When the pamphlet was published the Pelican/Penguin translations of Capital Vol. 2 and 3 were not yet published. The libcom pages have included updated citations to these volumes.

I became interested in this pamphlet after it was referenced during a 2021 discussion on the upcoming new translation of Capital Volume 1.

Raya Dunavevskaya also wrote an Outline of Marx’s Capital Volume I available on libcom with updated citations here.

Below is an introduction taken to this "Magical Blue Pamphlet" from Advance the Struggle: Bay Area Radical Perspectives:

Millions of workers have been laid off since the 2007 crisis, creating a new political world where turbulence is to be expected in the coming period. A new generation of activists has been reading Karl Marx’s Capital to understand our changing contemporary political reality. This new political reality demands a political theory to explain and help transform it. Who is building a revolutionary framework for this process? The contemporary revolutionary left is largely an extension of 1960s Trotskyist and Maoist groups, fighting for correct leadership over movements, or anarchist and insurrectionist currents, trying to set a spark to the dry wood of the people. Are these our only revolutionary political options? Raya Dunayevskaya, great but generally-ignored Marxist theorist, was at one point Trotsky’s secretary but later broke from and critiqued Trotskyism through the Marxist method. Well-known Trinidadian co-thinker CLR James (author of The Black Jacobins on the Haitian slave revolution) has overshadowed her, and she is often dismissed as a cult leader. One day, a member of Advance the Struggle found a Dunayevskaya pamphlet that AS militants informally labeled “The Magical Blue Pamphlet” (MBP).

It is often assumed that Marx’s Capital is a work that explains Capitalist economics. And it does, but to reduce it to that ignores the revolutionary fire built into the text. Raya recontextualizes Capital by demonstrating how it embodies the experience of revolutionary movements; this provides a direct challenge to theorists like famous Trotskyist Ernest Mandel, whose “vulgarization of Marx’s analysis of the dialectical relationship between production and its reflection in the market” Raya smashes on in “Today’s Epigones Who Try to Truncate Marx’s Capital.” One of Dunayevskaya’s central points is that capital is not a thing that oppresses us but a relationship we are subjected to. She explores how the American slave revolts and the Paris Commune formed and deepened Marx’s understanding of capital, summarizes the three volumes of Capital as a singular political unit of revolutionary logic, then finishes the pamphlet by exploring the Russian revolution.

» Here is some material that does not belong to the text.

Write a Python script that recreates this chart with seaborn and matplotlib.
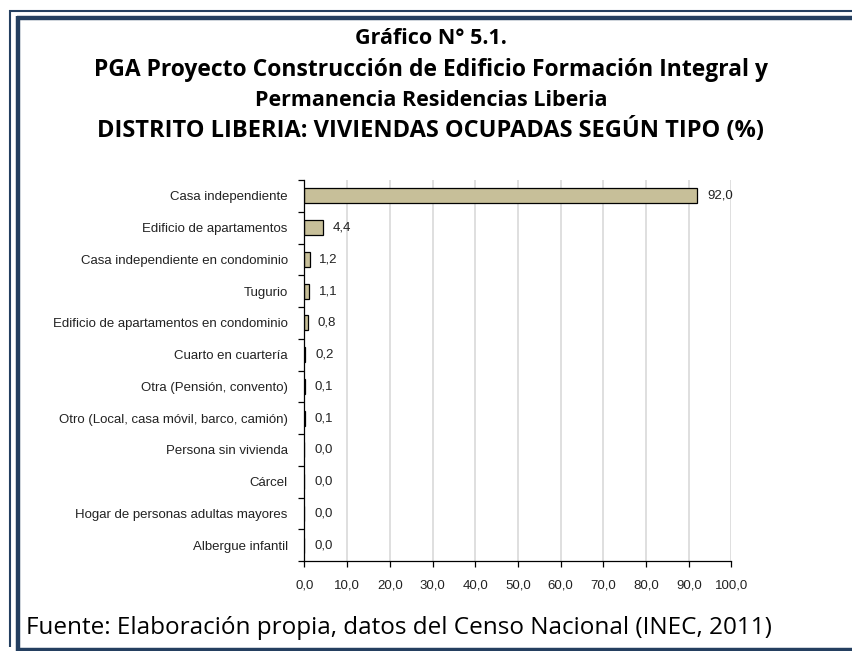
import numpy as np
import matplotlib.pyplot as plt
from matplotlib.lines import Line2D
from matplotlib.ticker import FixedLocator
import seaborn as sns

# data
categorias = [
    "Casa independiente",
    "Edificio de apartamentos",
    "Casa independiente en condominio",
    "Tugurio",
    "Edificio de apartamentos en condominio",
    "Cuarto en cuartería",
    "Otra (Pensión, convento)",
    "Otro (Local, casa móvil, barco, camión)",
    "Persona sin vivienda",
    "Cárcel",
    "Hogar de personas adultas mayores",
    "Albergue infantil",
]
porcentajes = [92.0, 4.4, 1.2, 1.1, 0.8, 0.2, 0.1, 0.1, 0.0, 0.0, 0.0, 0.0]
x_ticks = [0, 10, 20, 30, 40, 50, 60, 70, 80, 90, 100]

titulo = [
    "Gráfico N° 5.1.",
    "PGA Proyecto Construcción de Edificio Formación Integral y",
    "Permanencia Residencias Liberia",
    "DISTRITO LIBERIA: VIVIENDAS OCUPADAS SEGÚN TIPO (%)",
]
fuente = "Fuente: Elaboración propia, datos del Censo Nacional (INEC, 2011)"

sns.set_theme(style="white")
plt.rcParams["font.family"] = ["Liberation Sans", "DejaVu Sans"]

W, H = 853, 651
fig = plt.figure(figsize=(W / 100, H / 100), dpi=100)
ax = fig.add_axes([304.5 / W, 1 - 561 / H, (731.5 - 304.5) / W, (561 - 180) / H])

sns.barplot(x=porcentajes, y=categorias, orient="h", color="#c7bf99",
            saturation=1, edgecolor="black", linewidth=0.9, width=0.48, ax=ax)

ax.bar_label(ax.containers[0], labels=[f"{v:.1f}".replace(".", ",") for v in porcentajes],
             padding=7, fontsize=9.5, color="#222222")

ax.set_xlim(0, 100)
ax.set_ylim(len(categorias) - 0.5, -0.5)
ax.set_xticks(x_ticks)
ax.set_xticklabels([f"{t:.1f}".replace(".", ",") for t in x_ticks], fontsize=9.5, color="#222222")
ax.set_yticklabels(categorias, fontsize=9.5, color="#222222")
ax.set_xlabel("")
ax.set_ylabel("")

# gridlines and spines
ax.xaxis.grid(True, color="#d9d9d9", linewidth=1.2)
ax.yaxis.grid(False)
ax.set_axisbelow(True)
for s in ["top", "right"]:
    ax.spines[s].set_visible(False)
for s in ["left", "bottom"]:
    ax.spines[s].set_color("black")
    ax.spines[s].set_linewidth(0.9)

# y tick marks sit between categories
ax.yaxis.set_minor_locator(FixedLocator(np.arange(-0.5, len(categorias), 1)))
ax.tick_params(axis="y", which="major", length=0, pad=12)
ax.tick_params(axis="y", which="minor", left=True, length=4, width=0.9, color="black")
ax.tick_params(axis="x", which="major", bottom=True, length=4, width=0.9, color="black", pad=9)

# title block and source
ys = [38, 70, 101, 131]
sizes = [15.5, 16.5, 15.5, 17]
for txt, y, fs in zip(titulo, ys, sizes):
    fig.text(431 / W, 1 - y / H, txt, ha="center", va="center", fontsize=fs,
             fontweight="bold", family=["Open Sans", "DejaVu Sans"], color="black")
fig.text(26 / W, 1 - 628 / H, fuente, ha="left", va="center", fontsize=17.5,
         family=["Open Sans", "DejaVu Sans"], color="black")

# page border like the original document
azul = "#243f60"
def px_line(xs, ys, lw):
    fig.add_artist(Line2D([x / W for x in xs], [1 - y / H for y in ys],
                          color=azul, linewidth=lw, solid_capstyle="butt"))

px_line([10, 10], [10, 647], 1.5)
px_line([9.3, W], [10.5, 10.5], 1.5)
px_line([18, 18], [16, 651], 3.2)
px_line([16.5, W], [18, 18], 3.2)
px_line([16.5, W], [649.5, 649.5], 3.2)

fig.savefig("out.png", dpi=100)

Dunayevskaya describes how after the dissolution of the Marxist Second International on the eve of World War I, the amount of organized internationalist revolutionaries could have fit into a studio apartment. The giant organizations of Marxism fragmented overnight when much of their leaderships joined the patriotic rush to war. International revolutionary Marxism’s organizational collapse revealed the theoretical degeneration that had been happening under the surface, and convinced V.I. Lenin of the need to renew the theoretical foundations of the revolutionary Left. In the middle of the Russian revolutionary ferment, Lenin escaped for a year to read the work of pre-Marxist dialectical philospher G.W.F. Hegel (particularly The Science of Logic) and renew revolutionary Marxism by applying Marx’s dialectical method to history. (Here are Lenin’s notes on The Science of Logic.) Lenin broke with the influence of his previous mentor, German Marxist Karl Kautsky, and gave birth to a new revolutionary Marxism that became the central theoretical engine of the October 1917 revolution of Russia.

Very few Marxist thinkers have written such ambitious work that helps us use Marxist theory to understand our political reality and advance struggle. Even though this pamphlet was written as a response to the 1973 crisis, it sheds light on our situation today. Many activists still view Marxism as a static White man’s ideology and seek an alternative; unfortunately conferences full of social-democratic and Trotskyist Marxists don’t challenge this perspective. The dynamism of this pamphlet however, shows the power of the Marxist method and the exceptions to this stereotype. Used for deep theorizing on race, gender, sexuality and the self-activity of the working class, the Marxist method can open the gateway for a new revolutionary movement that can challenge American capitalism. We think the content of this pamphlet can contribute to this movement as part of its theoretical content that needs to be fused with practical militant organizing. Such a movement will need organizations of committed revolutionaries guided by the most advanced revolutionary theory and executing serious class struggle organizing in healthy, supportive units, each of which acts as a singular, combined political force. With that said, we hope you enjoy one of AS’s Marxist classics, “The Magical Blue Pamphlet.”